= Television in Costa Rica =

Television arrived in Costa Rica in 1960 with Teletica.

== History ==
The first experiments were conducted in October 1954, by technician Álvaro Zamora Dobles and businessmen Manuel Mendiola and Álvaro Zúñiga. The success of this experiment led to the creation of Televisora Tica Limitada (Televitica), which initially carried only advertising slides for stores. The government rejected Televitica's projects and planned to have a television monopoly in 1955, though when Mario Echardi took over the government, the private license was approved on VHF channel 8. In February 1956, a heart surgery was broadcast over a closed-circuit network, while on July 25 that same year, the festival at Santa Cruz de Guanacaste followed. Mario Echardi's presidential campaign in 1957 was also broadcast in this system. No statistics are known to exist.

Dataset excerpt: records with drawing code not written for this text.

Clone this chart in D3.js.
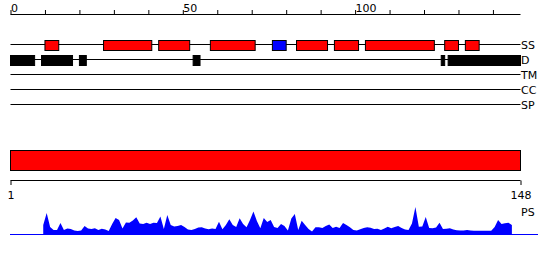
<!DOCTYPE html>
<html>
<head>
<meta charset="utf-8">
<script src="https://cdn.jsdelivr.net/npm/d3@7"></script>
<style>
  body { margin: 0; background: #fff; }
  text { font-family: "DejaVu Sans", sans-serif; font-size: 11px; fill: #000; }
</style>
</head>
<body>
<script>
// ----- DATA -----
const topTicks = [0, 10, 20, 30, 40, 50, 60, 70, 80, 90, 100, 110, 120, 130, 140];
const topTickLabels = [0, 50, 100];
const bottomTickLabels = [1, 148];
const trackNames = ["SS", "D", "TM", "CC", "SP"];

// secondary structure: H = helix (red), E = strand (blue)
const ssStart = [10, 27, 43, 58, 76, 83, 94, 103, 126, 132];
const ssEnd   = [14, 41, 52, 71, 80, 92, 101, 123, 130, 136];
const ssType  = ["H", "H", "H", "H", "E", "H", "H", "H", "H", "H"];

// disordered regions
const disStart = [0, 9, 20, 53, 125, 127];
const disEnd   = [7, 18, 22, 55, 126, 148];

// domain bar
const domainStart = [1];
const domainEnd = [148];

// PS score per residue, residues 10..146
const psFirst = 10;
const psScores = [
  10, 22, 8, 5, 5, 12, 5, 6.5, 6, 4.5,            // 10-19
  4, 4.5, 9, 6.5, 6, 6.7, 5, 6.3, 5.5, 4,         // 20-29
  11, 17, 15, 6.5, 12.5, 12.3, 14.5, 17.7, 11.5, 11, // 30-39
  12.3, 11, 12.3, 12, 18.5, 6, 20, 10, 8.5, 9,    // 40-49
  10, 8, 5.5, 5, 6, 7.5, 7.7, 6.5, 5.7, 6.5,      // 50-59
  6, 13.3, 5.7, 10, 15.7, 10, 8, 16.7, 11, 7.7,   // 60-69
  15, 23.5, 14, 6.7, 17, 13, 15, 8, 7, 11,        // 70-79
  9, 4.5, 16.5, 21, 5, 14.3, 10, 6, 3.5, 7.7,     // 80-89
  7.7, 7, 9, 10.5, 7, 8.3, 7, 12, 10, 7.7,        // 90-99
  5, 4.5, 5.7, 7, 7.7, 7.3, 6, 6.3, 5, 6.5,       // 100-109
  8.3, 6.7, 8, 9, 7, 5.5, 5, 11.5, 28, 8.3,       // 110-119
  8.5, 18, 7, 6.7, 7.5, 12.3, 6, 6.3, 6.7, 5.5,   // 120-129
  4.8, 4.5, 4.5, 5, 4.6, 4.3, 4.3, 4.2, 4.3, 4.3, // 130-139
  4.3, 8, 15, 11, 11.7, 12.3, 10                  // 140-146
];

const w = 550;
const h = 260;

// ----- SCALES -----
const xScale = d3.scaleLinear().domain([0, 148]).range([10.5, 520.5]);
const xBottom = d3.scaleLinear().domain([1, 148]).range([10.5, 520.5]);
const trackY = d3.scalePoint().domain(trackNames).range([44.5, 104.5]);
const psY = d3.scaleLinear().domain([0, 30]).range([235, 205]);

const svg = d3.select("body").
append("svg").
attr("width", w).
attr("height", h);

// ----- TOP AXIS -----
const topAxis = d3.axisTop(xScale).
tickValues(topTicks).
tickSize(4).
tickSizeOuter(0).
tickFormat(d => topTickLabels.includes(d) ? d : "");

const gTop = svg.append("g").
attr("transform", "translate(0,14)").
call(topAxis);
gTop.selectAll("text").
attr("text-anchor", "start").
attr("dy", "0.1em").
attr("y", -3);
gTop.select(".domain").attr("d", "M" + xScale.range()[0] + ",0.5H" + xScale.range()[1]);
gTop.selectAll(".tick line").attr("y1", 0.5);
gTop.selectAll("text").style("font-size", "11px").style("font-family", "DejaVu Sans");

// ----- TRACK LINES -----
svg.selectAll("line.track").
data(trackNames).
enter().
append("line").
attr("class", "track").
attr("x1", xScale(0)).
attr("x2", xScale(148)).
attr("y1", d => trackY(d)).
attr("y2", d => trackY(d)).
attr("stroke", "#000");

svg.selectAll("text.track").
data(trackNames).
enter().
append("text").
attr("class", "track").
attr("x", xScale(148) + 0.5).
attr("y", d => trackY(d) + 0.5).
attr("dy", "0.35em").
text(d => d);

// ----- SS BOXES -----
svg.selectAll("rect.ss").
data(ssStart).
enter().
append("rect").
attr("class", "ss").
attr("x", (d, i) => xScale(ssStart[i])).
attr("width", (d, i) => xScale(ssEnd[i]) - xScale(ssStart[i])).
attr("y", trackY("SS") - 4).
attr("height", 10).
attr("fill", (d, i) => ssType[i] === "H" ? "#ff0000" : "#0000ff").
attr("stroke", "#000");

// ----- DISORDER BOXES -----
svg.selectAll("rect.dis").
data(disStart).
enter().
append("rect").
attr("class", "dis").
attr("x", (d, i) => xScale(disStart[i])).
attr("width", (d, i) => xScale(disEnd[i]) - xScale(disStart[i])).
attr("y", trackY("D") - 4).
attr("height", 10).
attr("fill", "#000").
attr("stroke", "#000");

// ----- DOMAIN BAR -----
svg.selectAll("rect.domain").
data(domainStart).
enter().
append("rect").
attr("class", "domain").
attr("x", (d, i) => xBottom(domainStart[i])).
attr("width", (d, i) => xBottom(domainEnd[i]) - xBottom(domainStart[i])).
attr("y", 150.5).
attr("height", 20).
attr("fill", "#ff0000").
attr("stroke", "#000");

// ----- BOTTOM AXIS -----
const bottomAxis = d3.axisBottom(xBottom).
tickValues(bottomTickLabels).
tickSize(5).
tickSizeOuter(0);

const gBottom = svg.append("g").
attr("transform", "translate(0,180)").
call(bottomAxis);
gBottom.select(".domain").attr("d", "M" + xBottom.range()[0] + ",0.5H" + xBottom.range()[1]);
gBottom.selectAll(".tick line").attr("y1", 0.5);
gBottom.selectAll("text").attr("y", 11).style("font-size", "11px").style("font-family", "DejaVu Sans");

// ----- PS PROFILE -----
const psData = psScores.map((v, i) => ({ res: psFirst + i, v: v }));

svg.append("line").
attr("x1", 10).
attr("x2", 538).
attr("y1", psY(0) - 0.5).
attr("y2", psY(0) - 0.5).
attr("stroke", "#0000ff");

const area = d3.area().
x(d => xScale(d.res - 0.5)).
y0(psY(0)).
y1(d => psY(d.v));

svg.append("path").
datum(psData).
attr("d", area).
attr("fill", "#0000ff");

svg.append("text").
attr("x", xScale(148) + 0.5).
attr("y", 216).
text("PS");
</script>
</body>
</html>
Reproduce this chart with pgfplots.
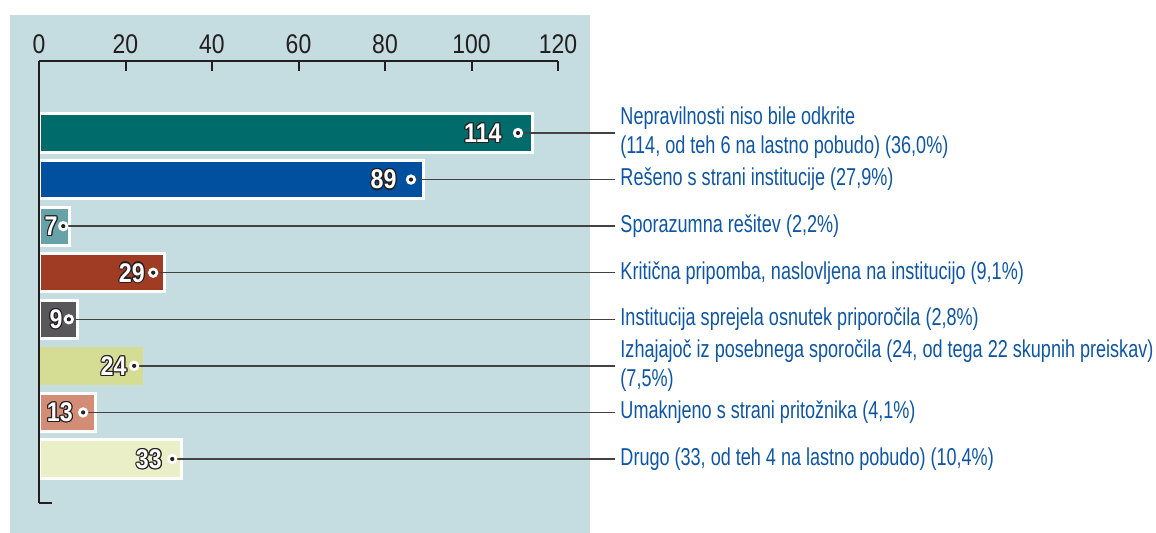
\documentclass[border=0pt]{standalone}
\usepackage{fontspec}
\setmainfont{Liberation Sans}[FakeStretch=0.74]
\newfontfamily\tickfont{Liberation Sans}[FakeStretch=0.85]
\newfontfamily\numfont{Liberation Sans}[FakeStretch=0.86]
\usepackage{pgfplots}
\pgfplotsset{compat=1.18}

\definecolor{panel}{HTML}{C5DCE0}
\definecolor{txtblue}{HTML}{0F56A2}
\definecolor{axisdark}{HTML}{231F20}
\definecolor{cA}{HTML}{006B6B}
\definecolor{cB}{HTML}{0050A0}
\definecolor{cC}{HTML}{67A2A8}
\definecolor{cD}{HTML}{A03C24}
\definecolor{cE}{HTML}{58585A}
\definecolor{cF}{HTML}{D5DC93}
\definecolor{cG}{HTML}{D38C76}
\definecolor{cH}{HTML}{EAEFC8}

% white number with a dark outline, right-aligned #4 before the dot
\newcommand{\numlab}[4]{%
  \node[numstyle,text=axisdark,xshift=-#4+0.6pt] at (axis cs:#1,#2) {#3};
  \node[numstyle,text=axisdark,xshift=-#4-0.6pt] at (axis cs:#1,#2) {#3};
  \node[numstyle,text=axisdark,xshift=-#4,yshift=0.6pt] at (axis cs:#1,#2) {#3};
  \node[numstyle,text=axisdark,xshift=-#4,yshift=-0.6pt] at (axis cs:#1,#2) {#3};
  \node[numstyle,text=axisdark,xshift=-#4+0.45pt,yshift=0.45pt] at (axis cs:#1,#2) {#3};
  \node[numstyle,text=axisdark,xshift=-#4-0.45pt,yshift=0.45pt] at (axis cs:#1,#2) {#3};
  \node[numstyle,text=axisdark,xshift=-#4+0.45pt,yshift=-0.45pt] at (axis cs:#1,#2) {#3};
  \node[numstyle,text=axisdark,xshift=-#4-0.45pt,yshift=-0.45pt] at (axis cs:#1,#2) {#3};
  \node[numstyle,text=white,xshift=-#4] at (axis cs:#1,#2) {#3};
  \draw[leader] (axis cs:#1,#2) -- (axis cs:133.2,#2);
  \fill[white] (axis cs:#1,#2) circle[radius=2.6pt];
  \fill[axisdark] (axis cs:#1,#2) circle[radius=1.05pt];
}

\begin{document}
\begin{tikzpicture}[
  numstyle/.style={anchor=east,inner sep=0pt,font=\numfont\bfseries\fontsize{13.5}{15}\selectfont},
  leader/.style={draw=axisdark!85,line width=0.75pt},
  catlab/.style={anchor=west,inner sep=0pt,align=left,text=txtblue,
    font=\fontsize{12.2}{14.5}\selectfont},
]
\useasboundingbox (0,0) rectangle (578pt,-266.5pt);
\fill[panel] (5pt,-7.5pt) rectangle (295pt,-266.5pt);

\begin{axis}[
  at={(19.5pt,-251.5pt)}, anchor=south west,
  scale only axis,
  width=259.5pt, height=221pt,
  xmin=0, xmax=120,
  ymin=-0.546, ymax=8.945,
  y dir=reverse,
  axis x line*=top,
  axis y line*=left,
  axis on top,
  axis line style={draw=axisdark,line width=1pt},
  xtick={0,20,40,60,80,100,120},
  ytick=\empty,
  tick align=inside,
  major tick length=5pt,
  tick style={draw=axisdark,line width=1pt},
  xticklabel style={font=\tickfont\fontsize{13.5}{15}\selectfont,text=axisdark},
  /pgf/number format/assume math mode=true,
  clip=false,
  xbar,
  bar width=0.82,
  bar shift=0pt,
]
\addplot[fill=cA,draw=white,line width=1.5pt] coordinates {(114,1)};
\addplot[fill=cB,draw=white,line width=1.5pt] coordinates {(89,2)};
\addplot[fill=cC,draw=white,line width=1.5pt] coordinates {(7,3)};
\addplot[fill=cD,draw=white,line width=1.5pt] coordinates {(29,4)};
\addplot[fill=cE,draw=white,line width=1.5pt] coordinates {(9,5)};
\addplot[fill=cF,draw=none] coordinates {(24,6)};
\addplot[fill=cG,draw=white,line width=1.5pt] coordinates {(13,7)};
\addplot[fill=cH,draw=white,line width=1.5pt] coordinates {(33,8)};

\numlab{110.75}{1}{114}{8pt}
\numlab{86}{2}{89}{7pt}
\numlab{5.6}{3}{7}{2.6pt}
\numlab{26.4}{4}{29}{4pt}
\numlab{6.9}{5}{9}{3pt}
\numlab{22}{6}{24}{3.6pt}
\numlab{10.2}{7}{13}{5pt}
\numlab{30.8}{8}{33}{5pt}

\draw[draw=axisdark,line width=1pt] (axis cs:-0.1,8.945) -- (axis cs:3,8.945);

\node[catlab] at (axis cs:134.35,1) {Nepravilnosti niso bile odkrite\\(114, od teh 6 na lastno pobudo) (36,0\%)};
\node[catlab] at (axis cs:134.35,2) {Rešeno s strani institucije (27,9\%)};
\node[catlab] at (axis cs:134.35,3) {Sporazumna rešitev (2,2\%)};
\node[catlab] at (axis cs:134.35,4) {Kritična pripomba, naslovljena na institucijo (9,1\%)};
\node[catlab] at (axis cs:134.35,5) {Institucija sprejela osnutek priporočila (2,8\%)};
\node[catlab] at (axis cs:134.35,6) {Izhajajoč iz posebnega sporočila (24, od tega 22 skupnih preiskav)\\(7,5\%)};
\node[catlab] at (axis cs:134.35,7) {Umaknjeno s strani pritožnika (4,1\%)};
\node[catlab] at (axis cs:134.35,8) {Drugo (33, od teh 4 na lastno pobudo) (10,4\%)};
\end{axis}
\end{tikzpicture}
\end{document}
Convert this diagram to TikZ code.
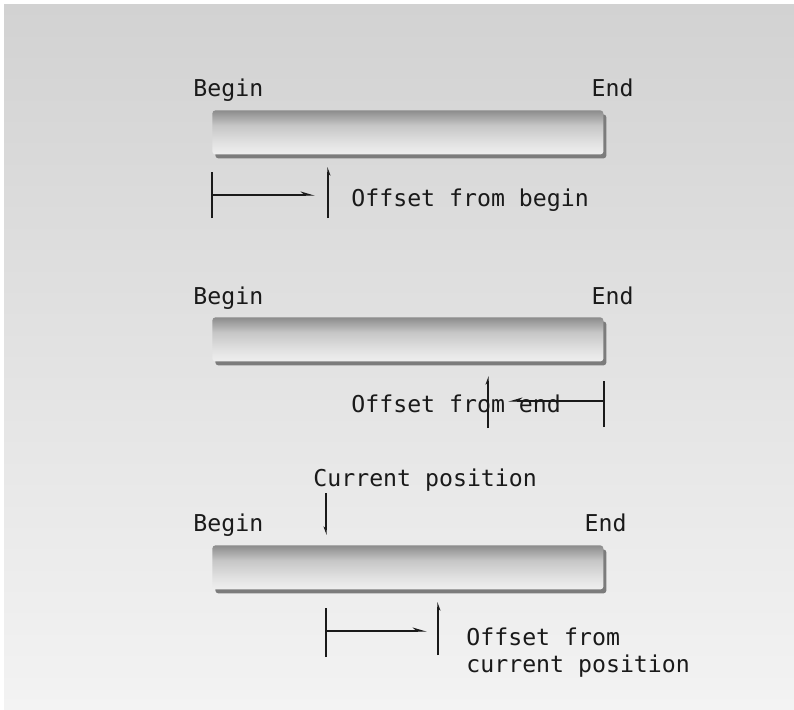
\documentclass[tikz,border=0pt]{standalone}
\usepackage{fontspec}
\setmonofont{DejaVu Sans Mono}
\usepackage{tikz}
\usetikzlibrary{arrows.meta,positioning}

\definecolor{bgtop}{HTML}{D2D2D2}
\definecolor{bgbot}{HTML}{F3F3F3}
\definecolor{bartop}{HTML}{8C8C8C}
\definecolor{barmid}{HTML}{C6C6C6}
\definecolor{barpale}{HTML}{E2E2E2}
\definecolor{barlow}{HTML}{EFEFEF}
\definecolor{baredge}{HTML}{7C7C7C}
\definecolor{ink}{HTML}{1A1A1A}

\pgfdeclareverticalshading{barshade}{100bp}{color(0bp)=(barlow); color(25bp)=(barlow); color(38bp)=(barpale); color(58bp)=(barmid); color(75bp)=(bartop); color(100bp)=(bartop)}

\tikzset{
  lbl/.style={font=\ttfamily\fontsize{11.6}{13.5}\selectfont, text=ink, inner sep=0pt, align=left},
  bar/.style={shade, shading=barshade, minimum width=195.5pt, minimum height=22pt, inner sep=0pt, rounded corners=1.5pt, anchor=north west},
  barback/.style={fill=baredge, minimum width=195.5pt, minimum height=22pt, inner sep=0pt, rounded corners=1.5pt, anchor=north west},
  tickline/.style={draw=ink, line width=0.7pt},
  tickflag/.style={draw=ink, line width=0.7pt, -{Stealth[harpoon,length=3.5pt,width=2.5pt]}},
  offarrow/.style={draw=ink, line width=0.7pt, -{Stealth[harpoon,length=6pt,width=3.5pt]}}
}

\begin{document}
\begin{tikzpicture}[x=0.5pt,y=-0.5pt]
  \useasboundingbox (0,0) rectangle (794,709);
  % Background
  \fill[white] (0,0) rectangle (794,709);
  \shade[top color=bgtop, bottom color=bgbot] (4,4) rectangle (794,709);

  % Offset from begin
  \node[lbl, anchor=base west] (beginA) at (193,96) {Begin};
  \node[lbl, anchor=base east] (endA) at (634,96) {End};
  \node[barback] (shadowA) at (215,114) {};
  \node[bar] (barA) at (212,110) {};
  \coordinate (tickAa) at (212,218);
  \coordinate (tickAb) at (212,172);
  \coordinate (tickAc) at (328,218);
  \coordinate (tickAd) at (328,167);
  \coordinate (fromA) at (212,195);
  \coordinate (toA) at (315,195);
  \draw[tickline] (tickAa) -- (tickAb);
  \draw[tickflag, -{Stealth[harpoon,swap,length=3.5pt,width=2.5pt]}] (tickAc) -- (tickAd);
  \draw[offarrow] (fromA) -- (toA);
  \node[lbl, anchor=base west] (textA) at (351,206) {Offset from begin};

  % Offset from end
  \node[lbl, anchor=base west] (beginB) at (193,304) {Begin};
  \node[lbl, anchor=base east] (endB) at (634,304) {End};
  \node[barback] (shadowB) at (215,321) {};
  \node[bar] (barB) at (212,317) {};
  \node[lbl, anchor=base west] (textB) at (351,412) {Offset from end};
  \coordinate (tickBa) at (604,427);
  \coordinate (tickBb) at (604,381);
  \coordinate (tickBc) at (488,428);
  \coordinate (tickBd) at (488,376);
  \coordinate (fromB) at (604,401);
  \coordinate (toB) at (508,401);
  \draw[tickline] (tickBa) -- (tickBb);
  \draw[tickflag] (tickBc) -- (tickBd);
  \draw[offarrow, -{Stealth[harpoon,swap,length=6pt,width=3.5pt]}] (fromB) -- (toB);

  % Offset from current position
  \node[lbl, anchor=base west] (current) at (313,486) {Current position};
  \coordinate (curTop) at (326,493);
  \coordinate (curBot) at (326,535);
  \draw[tickflag, -{Stealth[harpoon,swap,length=3.5pt,width=2.5pt]}] (curTop) -- (curBot);
  \node[lbl, anchor=base west] (beginC) at (193,531) {Begin};
  \node[lbl, anchor=base east] (endC) at (627,531) {End};
  \node[barback] (shadowC) at (215,549) {};
  \node[bar] (barC) at (212,545) {};
  \coordinate (tickCa) at (326,657);
  \coordinate (tickCb) at (326,608);
  \coordinate (tickCc) at (438,655);
  \coordinate (tickCd) at (438,602);
  \coordinate (fromC) at (326,631);
  \coordinate (toC) at (427,631);
  \draw[tickline] (tickCa) -- (tickCb);
  \draw[tickflag, -{Stealth[harpoon,swap,length=3.5pt,width=2.5pt]}] (tickCc) -- (tickCd);
  \draw[offarrow] (fromC) -- (toC);
  \node[lbl, anchor=base west] (textC) at (466,672) {Offset from\\current position};
\end{tikzpicture}
\end{document}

In October 1958, a new agreement led to the creation of a new company, Televisora de Costa Rica, Teletica. Regular broadcasts followed on May 9, 1960. New channels started with Tic-Tac Canal 9 on April 12, 1962, Telecentro Canal 6 on September 12, 1965, Canal 2 Telenac on August 28, 1966 and Televictoria Canal 11 in 1969.

Televictoria was the first in Costa Rica to offer color broadcasts, which became regular in 1971 and full-time in 1974. Public television started in 1978, with financing from the Spain.

The 90s were marked by the creation of Representaciones Televisivas (Repretel) which was owned by Remigio Ángel González, who, in 2008, would create a new umbrella brand for his networks, Albavisión. He acquired channel 9, 6 and 11 in 1995. In 1997, Repretel 11 ended its relays of Repretel 6, gaining its own schedule. Mexican conglomerate TV Azteca acquired Canal 4 Multinoticias in 1998 with the aim of building a Latin American network of channels, but sold it to Repretel in early 2000 due to financial difficulties.

Digital terrestrial television uses the ISDB-T standard in its Brazilian form. The last analog signals were switched off on January 31, 2023.